◆ Provided records:
-- Start --

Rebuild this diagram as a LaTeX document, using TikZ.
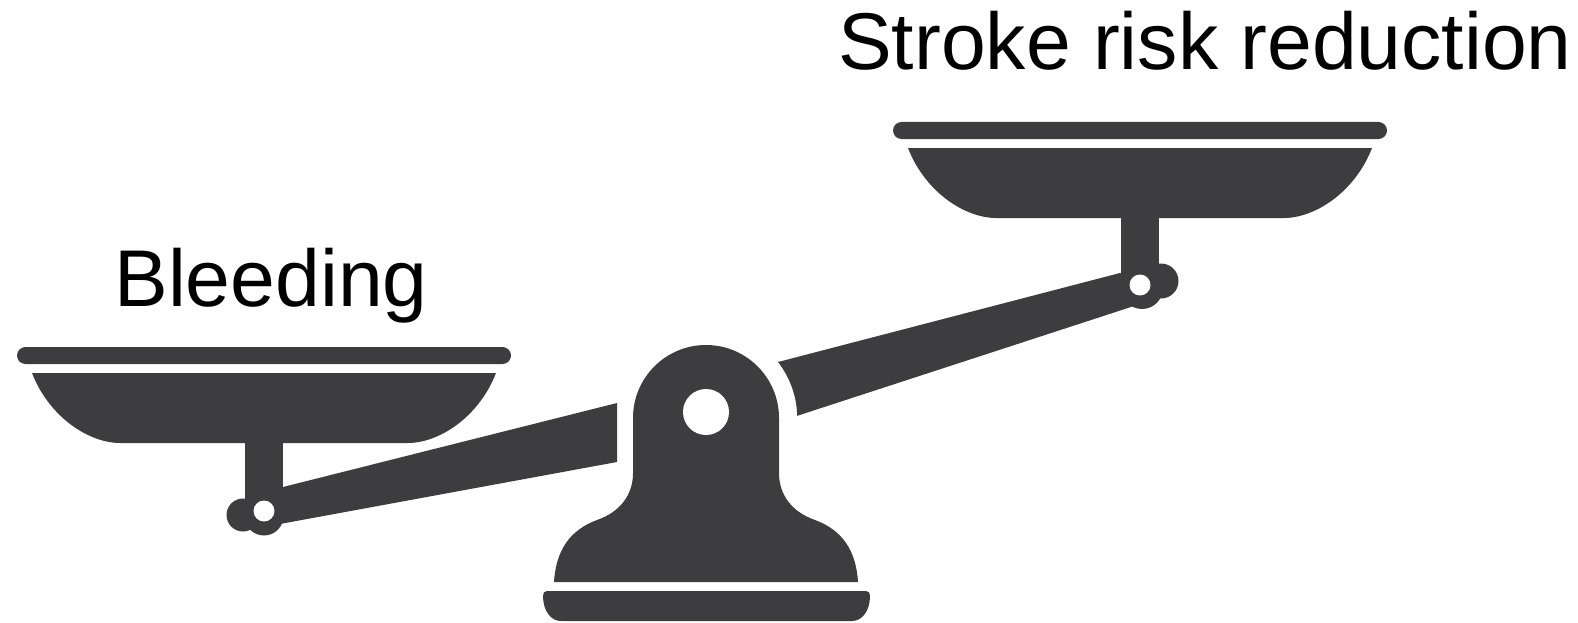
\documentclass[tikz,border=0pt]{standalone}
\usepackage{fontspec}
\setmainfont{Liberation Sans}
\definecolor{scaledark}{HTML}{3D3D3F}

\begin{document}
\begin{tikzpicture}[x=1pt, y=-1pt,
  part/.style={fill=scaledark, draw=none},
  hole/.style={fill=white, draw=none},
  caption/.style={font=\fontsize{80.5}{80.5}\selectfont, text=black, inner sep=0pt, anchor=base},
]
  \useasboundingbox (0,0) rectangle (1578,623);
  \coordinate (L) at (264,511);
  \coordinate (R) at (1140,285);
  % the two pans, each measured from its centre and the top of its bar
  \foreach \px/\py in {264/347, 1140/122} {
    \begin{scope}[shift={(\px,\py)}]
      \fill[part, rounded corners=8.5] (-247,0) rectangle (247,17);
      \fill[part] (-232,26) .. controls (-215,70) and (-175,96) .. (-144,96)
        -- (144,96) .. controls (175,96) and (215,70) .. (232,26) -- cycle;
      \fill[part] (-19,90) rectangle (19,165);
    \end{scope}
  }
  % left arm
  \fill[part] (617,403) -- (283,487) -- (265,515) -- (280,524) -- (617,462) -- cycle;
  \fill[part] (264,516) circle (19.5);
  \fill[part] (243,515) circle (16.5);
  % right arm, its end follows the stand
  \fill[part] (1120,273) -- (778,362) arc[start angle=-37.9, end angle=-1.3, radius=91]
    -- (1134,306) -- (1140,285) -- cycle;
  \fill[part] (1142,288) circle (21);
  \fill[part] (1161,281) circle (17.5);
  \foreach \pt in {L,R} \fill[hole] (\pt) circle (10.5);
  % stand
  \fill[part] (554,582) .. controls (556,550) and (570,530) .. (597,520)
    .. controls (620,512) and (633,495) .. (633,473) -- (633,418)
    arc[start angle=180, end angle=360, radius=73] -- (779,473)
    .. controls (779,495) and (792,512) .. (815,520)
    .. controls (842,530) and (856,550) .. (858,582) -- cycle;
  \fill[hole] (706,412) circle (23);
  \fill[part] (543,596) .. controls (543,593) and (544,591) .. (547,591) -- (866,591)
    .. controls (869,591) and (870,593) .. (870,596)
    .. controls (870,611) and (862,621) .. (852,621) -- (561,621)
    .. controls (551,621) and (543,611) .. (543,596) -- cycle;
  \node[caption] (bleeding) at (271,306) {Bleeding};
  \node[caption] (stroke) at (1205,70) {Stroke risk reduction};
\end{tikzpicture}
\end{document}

-- End --
-- Start --

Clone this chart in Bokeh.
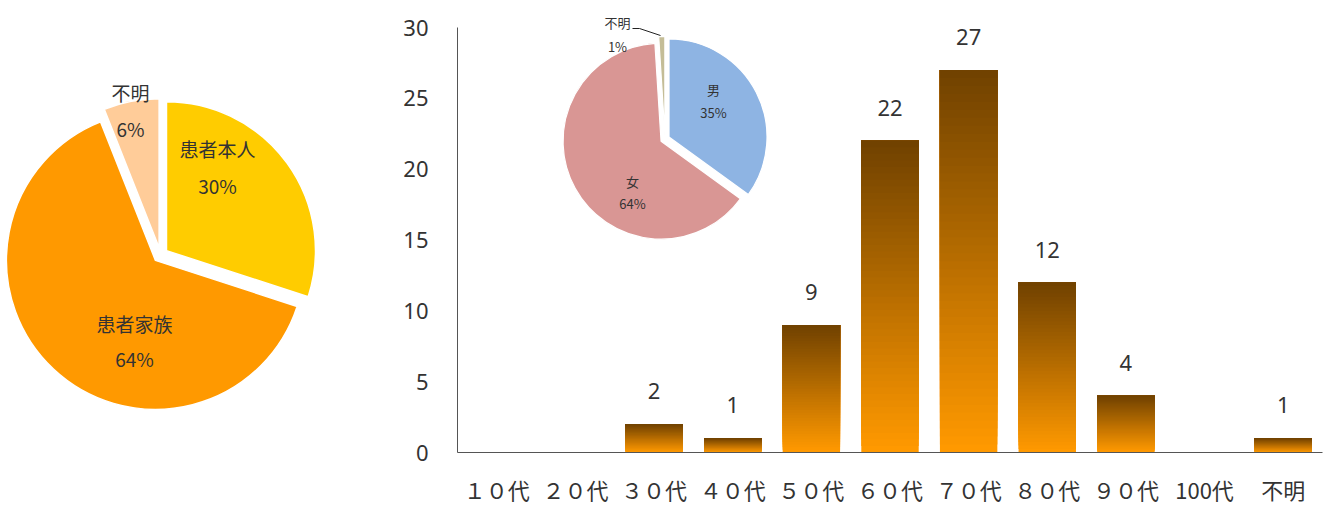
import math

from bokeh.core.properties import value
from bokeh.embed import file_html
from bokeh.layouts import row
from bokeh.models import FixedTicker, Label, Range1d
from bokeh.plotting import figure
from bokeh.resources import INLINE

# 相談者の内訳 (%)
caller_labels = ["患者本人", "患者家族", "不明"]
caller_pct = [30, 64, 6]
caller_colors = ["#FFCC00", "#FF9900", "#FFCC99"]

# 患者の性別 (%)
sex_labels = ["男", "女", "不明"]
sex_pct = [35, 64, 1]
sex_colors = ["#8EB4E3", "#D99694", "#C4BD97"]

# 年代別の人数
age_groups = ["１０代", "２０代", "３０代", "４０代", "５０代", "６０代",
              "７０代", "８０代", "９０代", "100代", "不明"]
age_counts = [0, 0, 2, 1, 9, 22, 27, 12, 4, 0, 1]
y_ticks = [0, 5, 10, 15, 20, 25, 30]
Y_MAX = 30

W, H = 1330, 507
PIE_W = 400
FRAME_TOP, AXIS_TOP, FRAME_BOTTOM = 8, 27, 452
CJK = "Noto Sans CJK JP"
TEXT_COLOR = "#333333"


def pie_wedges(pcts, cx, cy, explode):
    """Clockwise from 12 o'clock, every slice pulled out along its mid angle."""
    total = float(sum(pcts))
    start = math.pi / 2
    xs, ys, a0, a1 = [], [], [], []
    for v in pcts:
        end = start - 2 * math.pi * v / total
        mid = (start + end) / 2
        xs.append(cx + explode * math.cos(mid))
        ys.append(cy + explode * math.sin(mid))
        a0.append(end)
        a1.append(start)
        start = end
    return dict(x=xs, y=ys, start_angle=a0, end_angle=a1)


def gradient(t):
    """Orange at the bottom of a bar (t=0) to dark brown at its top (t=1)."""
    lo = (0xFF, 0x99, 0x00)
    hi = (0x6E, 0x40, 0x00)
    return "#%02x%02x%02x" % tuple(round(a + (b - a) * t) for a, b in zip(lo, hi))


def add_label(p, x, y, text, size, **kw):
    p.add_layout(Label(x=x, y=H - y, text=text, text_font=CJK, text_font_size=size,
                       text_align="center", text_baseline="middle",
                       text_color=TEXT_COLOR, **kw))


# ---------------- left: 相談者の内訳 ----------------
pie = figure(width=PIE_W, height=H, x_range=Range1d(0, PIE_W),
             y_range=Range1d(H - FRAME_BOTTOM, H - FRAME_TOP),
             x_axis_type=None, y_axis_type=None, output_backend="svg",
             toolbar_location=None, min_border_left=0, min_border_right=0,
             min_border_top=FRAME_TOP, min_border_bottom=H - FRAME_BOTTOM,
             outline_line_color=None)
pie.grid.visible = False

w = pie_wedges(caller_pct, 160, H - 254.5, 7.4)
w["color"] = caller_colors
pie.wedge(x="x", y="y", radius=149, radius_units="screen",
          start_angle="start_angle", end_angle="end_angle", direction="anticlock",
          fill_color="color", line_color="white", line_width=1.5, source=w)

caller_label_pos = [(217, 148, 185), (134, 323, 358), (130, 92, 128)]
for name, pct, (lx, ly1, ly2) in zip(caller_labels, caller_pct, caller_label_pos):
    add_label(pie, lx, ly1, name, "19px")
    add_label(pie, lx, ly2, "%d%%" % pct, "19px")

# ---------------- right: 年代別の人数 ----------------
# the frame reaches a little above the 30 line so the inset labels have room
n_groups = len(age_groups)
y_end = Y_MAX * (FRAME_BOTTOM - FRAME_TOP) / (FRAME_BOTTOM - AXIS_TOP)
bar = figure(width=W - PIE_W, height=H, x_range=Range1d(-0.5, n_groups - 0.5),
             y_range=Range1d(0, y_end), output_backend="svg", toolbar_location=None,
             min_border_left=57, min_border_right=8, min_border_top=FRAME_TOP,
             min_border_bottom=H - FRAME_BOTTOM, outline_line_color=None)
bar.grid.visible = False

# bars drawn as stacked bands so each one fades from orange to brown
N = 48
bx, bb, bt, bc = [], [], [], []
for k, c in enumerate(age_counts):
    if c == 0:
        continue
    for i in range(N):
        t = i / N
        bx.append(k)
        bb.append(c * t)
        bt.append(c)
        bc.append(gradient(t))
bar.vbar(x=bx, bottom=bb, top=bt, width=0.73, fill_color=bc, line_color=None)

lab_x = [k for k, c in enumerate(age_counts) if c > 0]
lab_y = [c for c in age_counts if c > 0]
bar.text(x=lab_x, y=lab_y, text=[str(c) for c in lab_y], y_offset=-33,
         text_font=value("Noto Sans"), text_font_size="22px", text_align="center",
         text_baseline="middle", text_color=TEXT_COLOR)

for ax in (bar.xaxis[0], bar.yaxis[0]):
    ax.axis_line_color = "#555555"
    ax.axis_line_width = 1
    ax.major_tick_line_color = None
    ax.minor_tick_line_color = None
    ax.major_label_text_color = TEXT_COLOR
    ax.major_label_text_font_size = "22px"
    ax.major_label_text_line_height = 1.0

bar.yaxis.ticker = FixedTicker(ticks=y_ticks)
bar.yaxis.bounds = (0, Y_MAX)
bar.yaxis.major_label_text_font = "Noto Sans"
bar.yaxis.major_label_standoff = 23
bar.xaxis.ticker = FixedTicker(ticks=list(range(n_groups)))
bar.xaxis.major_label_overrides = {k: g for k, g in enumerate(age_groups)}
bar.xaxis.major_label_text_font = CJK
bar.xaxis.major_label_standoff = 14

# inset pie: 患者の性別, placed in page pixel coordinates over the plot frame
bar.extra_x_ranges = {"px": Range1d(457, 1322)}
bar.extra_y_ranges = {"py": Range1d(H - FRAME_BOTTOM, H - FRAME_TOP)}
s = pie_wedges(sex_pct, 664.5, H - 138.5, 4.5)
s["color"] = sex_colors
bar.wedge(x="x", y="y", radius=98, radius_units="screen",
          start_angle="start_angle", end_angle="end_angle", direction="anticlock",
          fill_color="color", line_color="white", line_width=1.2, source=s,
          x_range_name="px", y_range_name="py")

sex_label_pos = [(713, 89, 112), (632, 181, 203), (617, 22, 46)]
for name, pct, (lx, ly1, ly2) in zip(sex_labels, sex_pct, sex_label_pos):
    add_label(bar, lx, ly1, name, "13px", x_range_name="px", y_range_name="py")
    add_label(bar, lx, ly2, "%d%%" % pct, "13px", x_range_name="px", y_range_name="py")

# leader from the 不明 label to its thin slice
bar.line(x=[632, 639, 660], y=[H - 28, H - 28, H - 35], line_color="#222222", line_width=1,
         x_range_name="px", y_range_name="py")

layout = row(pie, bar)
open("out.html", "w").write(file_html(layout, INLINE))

-- End --

◆ Short task: Set down, without pictures, the lines between the line holding "Clone this chart in Bokeh." and the line holding "from bokeh.resources import INLINE", both inclusive.

◆ Solution to the exercise:
Clone this chart in Bokeh.
import math

from bokeh.core.properties import value
from bokeh.embed import file_html
from bokeh.layouts import row
from bokeh.models import FixedTicker, Label, Range1d
from bokeh.plotting import figure
from bokeh.resources import INLINE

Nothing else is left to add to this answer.